Take the following key points:

  • Scope definition is defined by the project requirements and is estimated. This serves as the baseline for the project. Functionally, estimating is sometimes considered part of PC.

  • The scope is managed via the baseline and change management system. It is usually run by project controls.

  • The PC team are the gatekeepers for time via the schedule

  • The PC team are the gatekeepers of cost via the cost management system.

Project controls are not only a critical resource for the project manager but also provide support to other functions. During my stint in planning/scheduling, I found that I was the first person to need the information to make the schedule accurate and was the last person to receive it. In scheduling specifically, functional leads may tend to get intimidated by scheduling lingo and complex logic ties. If this is the case, the PC team can do a better job to simplify the process and make it less of a burden. They can also offer training on the systems and processes.

Ultimately, the project manager must take responsibility and stress the importance of the PC function to team members responsible for managing scopes. I believe that yearly evaluations should include a component for those working on projects as to how well they managed their respective scopes utilizing PC systems and staff.


Here are some KPIs that you can consider as a PM:

  • Did those responsible get their schedule updates in on time for the planner/scheduler to update the master schedule?

  • Did scope owners take ownership of their costs and review the cost reports for issues?

  • Did team members elevate scope issues and identify trends via the change management process?

  • Did those responsible obtain progress, schedule, and weekly reports from the contractors that they are managing?

  • Did those responsible have proper kick-off meetings and hold weekly contract meetings to discuss progress, schedule, and cost? Are PC team members invited?

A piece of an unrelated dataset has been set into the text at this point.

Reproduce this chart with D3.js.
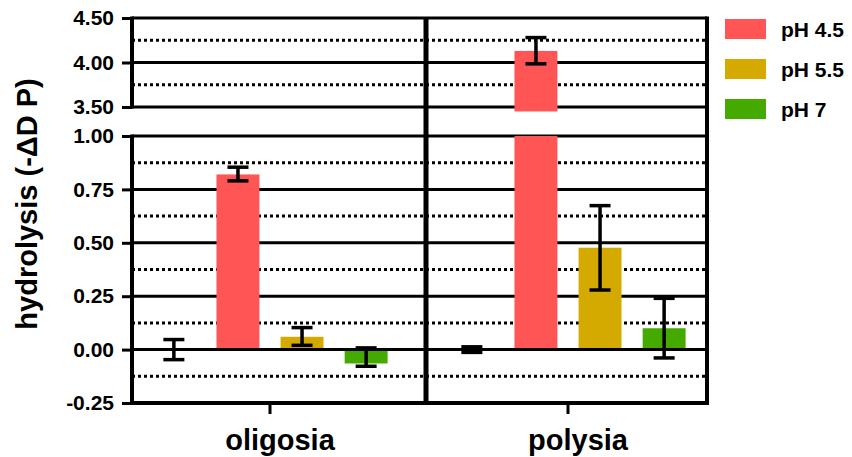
<!DOCTYPE html>
<html>
<head>
<meta charset="utf-8">
<script src="https://cdn.jsdelivr.net/npm/d3@7"></script>
<style>
  body { margin: 0; background: #fff; }
  text { font-family: "Liberation Sans", Arial, sans-serif; font-weight: bold; fill: #000; }
</style>
</head>
<body>
<script>
// data
var categories = ["oligosia", "polysia"];
var series = ["control", "pH 4.5", "pH 5.5", "pH 7"];
var legendSeries = ["pH 4.5", "pH 5.5", "pH 7"];
var colors = ["none", "#FF5555", "#D4AA00", "#44AA00"];

var meanOligosia = [0.00, 0.82, 0.06, -0.065];
var meanPolysia = [0.00, 4.13, 0.477, 0.10];
var errLowOligosia = [-0.047, 0.79, 0.02, -0.078];
var errHighOligosia = [0.047, 0.854, 0.103, 0.008];
var errLowPolysia = [-0.013, 3.985, 0.279, -0.039];
var errHighPolysia = [0.013, 4.28, 0.674, 0.24];

var lowerTicks = [-0.25, 0, 0.25, 0.5, 0.75, 1.0];
var lowerMinor = [-0.125, 0.125, 0.375, 0.625, 0.875];
var upperTicks = [3.5, 4.0, 4.5];
var upperMinor = [3.75, 4.25];

var width = 852, height = 457;
var left = 132, right = 707, divX = 426;

var svg = d3.select("body").append("svg")
    .attr("width", width)
    .attr("height", height);

// broken y axis: two linear pieces
var yLow = d3.scaleLinear().domain([-0.25, 1.0]).range([403, 136]);
var yUp = d3.scaleLinear().domain([3.5, 4.5]).range([107, 18]);

var x = d3.scaleBand().domain(categories).range([121, 717]);
var xs = d3.scaleBand().domain(series).range([0, x.bandwidth()])
    .paddingInner(0.33).paddingOuter(0.49);

function y(v) {
    return v > 2 ? yUp(v) : yLow(v);
}

// rows for bars
var rows = [];
categories.forEach(function (c, ci) {
    var m = ci == 0 ? meanOligosia : meanPolysia;
    var lo = ci == 0 ? errLowOligosia : errLowPolysia;
    var hi = ci == 0 ? errHighOligosia : errHighPolysia;
    series.forEach(function (s, si) {
        rows.push({ cat: c, ser: s, color: colors[si], mean: m[si], lo: lo[si], hi: hi[si] });
    });
});

// grid lines
var grid = svg.append("g");
function hline(v, scale, dotted) {
    grid.append("line")
        .attr("x1", left).attr("x2", right)
        .attr("y1", scale(v)).attr("y2", scale(v))
        .attr("stroke", "#000")
        .attr("stroke-width", 3)
        .attr("stroke-dasharray", dotted ? "3,3" : null);
}
lowerMinor.forEach(function (v) { hline(v, yLow, true); });
upperMinor.forEach(function (v) { hline(v, yUp, true); });
lowerTicks.forEach(function (v) { if (v != 0) hline(v, yLow, false); });
upperTicks.forEach(function (v) { hline(v, yUp, false); });

// bars
var bars = svg.append("g");
rows.forEach(function (d) {
    if (d.color == "none") return;
    var bx = x(d.cat) + xs(d.ser);
    if (d.mean > 2) {
        // lower piece up to 1.0, upper piece from just under the break
        bars.append("rect")
            .attr("x", bx).attr("width", xs.bandwidth())
            .attr("y", yLow(1.0)).attr("height", yLow(0) - yLow(1.0))
            .attr("fill", d.color);
        bars.append("rect")
            .attr("x", bx).attr("width", xs.bandwidth())
            .attr("y", yUp(d.mean)).attr("height", yUp(3.45) - yUp(d.mean))
            .attr("fill", d.color);
    } else {
        bars.append("rect")
            .attr("x", bx).attr("width", xs.bandwidth())
            .attr("y", Math.min(yLow(0), yLow(d.mean)))
            .attr("height", Math.abs(yLow(d.mean) - yLow(0)))
            .attr("fill", d.color);
    }
});

// zero line on top of bars
svg.append("line")
    .attr("x1", left).attr("x2", right)
    .attr("y1", yLow(0)).attr("y2", yLow(0))
    .attr("stroke", "#000").attr("stroke-width", 3);

// error bars
var err = svg.append("g").attr("stroke", "#000").attr("stroke-width", 3.5);
rows.forEach(function (d) {
    var cx = x(d.cat) + xs(d.ser) + xs.bandwidth() / 2;
    err.append("line").attr("x1", cx).attr("x2", cx)
        .attr("y1", y(d.lo)).attr("y2", y(d.hi));
    [d.lo, d.hi].forEach(function (v) {
        err.append("line").attr("x1", cx - 10.5).attr("x2", cx + 10.5)
            .attr("y1", y(v)).attr("y2", y(v));
    });
});

// frame: broken left axis, divider, right border, bottom axis
var frame = svg.append("g").attr("stroke", "#000");
frame.append("line").attr("x1", left).attr("x2", left)
    .attr("y1", yUp(4.5) - 1.5).attr("y2", yUp(3.5) + 1.5).attr("stroke-width", 4);
frame.append("line").attr("x1", left).attr("x2", left)
    .attr("y1", yLow(1.0) - 1.5).attr("y2", yLow(-0.25) + 2).attr("stroke-width", 4);
frame.append("line").attr("x1", divX).attr("x2", divX)
    .attr("y1", yUp(4.5)).attr("y2", yLow(-0.25)).attr("stroke-width", 5);
frame.append("line").attr("x1", right).attr("x2", right)
    .attr("y1", yUp(4.5) - 1.5).attr("y2", yLow(-0.25) + 2).attr("stroke-width", 4);
frame.append("line").attr("x1", left).attr("x2", right + 2)
    .attr("y1", yLow(-0.25)).attr("y2", yLow(-0.25)).attr("stroke-width", 4);

// y axes (ticks and labels), plain hyphen for negatives
var fmt = function (v) { return d3.format(".2f")(v).replace("\u2212", "-"); };
function yAxis(scale, ticks) {
    var g = svg.append("g")
        .attr("transform", "translate(" + left + ",0)")
        .call(d3.axisLeft(scale).tickValues(ticks).tickSize(10).tickPadding(8)
            .tickFormat(fmt));
    g.select(".domain").remove();
    g.selectAll(".tick line").attr("stroke", "#000").attr("stroke-width", 3);
    g.selectAll(".tick text")
        .style("font-size", "21px")
        .style("font-family", "'Liberation Sans', Arial, sans-serif")
        .style("font-weight", "bold");
}
yAxis(yLow, lowerTicks);
yAxis(yUp, upperTicks);

// x axis
var xg = svg.append("g")
    .attr("transform", "translate(0," + yLow(-0.25) + ")")
    .call(d3.axisBottom(x).tickSize(11).tickFormat(""));
xg.select(".domain").remove();
xg.selectAll(".tick line").attr("stroke", "#000").attr("stroke-width", 3);

svg.selectAll(".xlabel")
    .data(categories)
    .enter().append("text")
    .attr("x", function (d) { return x(d) + x.bandwidth() / 2 + 10; })
    .attr("y", 450)
    .attr("text-anchor", "middle")
    .style("font-size", "29px")
    .text(function (d) { return d; });

// y title
svg.append("text")
    .attr("transform", "translate(37,204) rotate(-90)")
    .attr("text-anchor", "middle")
    .style("font-size", "29px")
    .text("hydrolysis (-\u0394D P)");

// legend
var legend = svg.append("g");
legendSeries.forEach(function (s, i) {
    legend.append("rect")
        .attr("x", 725).attr("y", 19 + i * 40)
        .attr("width", 41).attr("height", 20)
        .attr("fill", colors[series.indexOf(s)]);
    legend.append("text")
        .attr("x", 781).attr("y", 37 + i * 40)
        .style("font-size", "21px")
        .text(s);
});
</script>
</body>
</html>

  • Did team members attend team meetings and show up prepared to discuss the critical path schedule, progress, change management, and cost?

For the project to be successful, scope owners and the PM must understand and embrace good project control practices. Having a strong knowledge of how the systems work and properly utilizing project controls staff will help managers proactively manage the project. Project controls staff have actual data and tools to see issues and opportunities far more in advance. As a PM, engage with your project controls staff, include them in key decisions, ask for or take part in any PC training, and consider how PC staff can better serve the team. PC team members should always proactively support functional leads and the PM.


As always, I am looking forward to your thoughts and personal experience on this topic.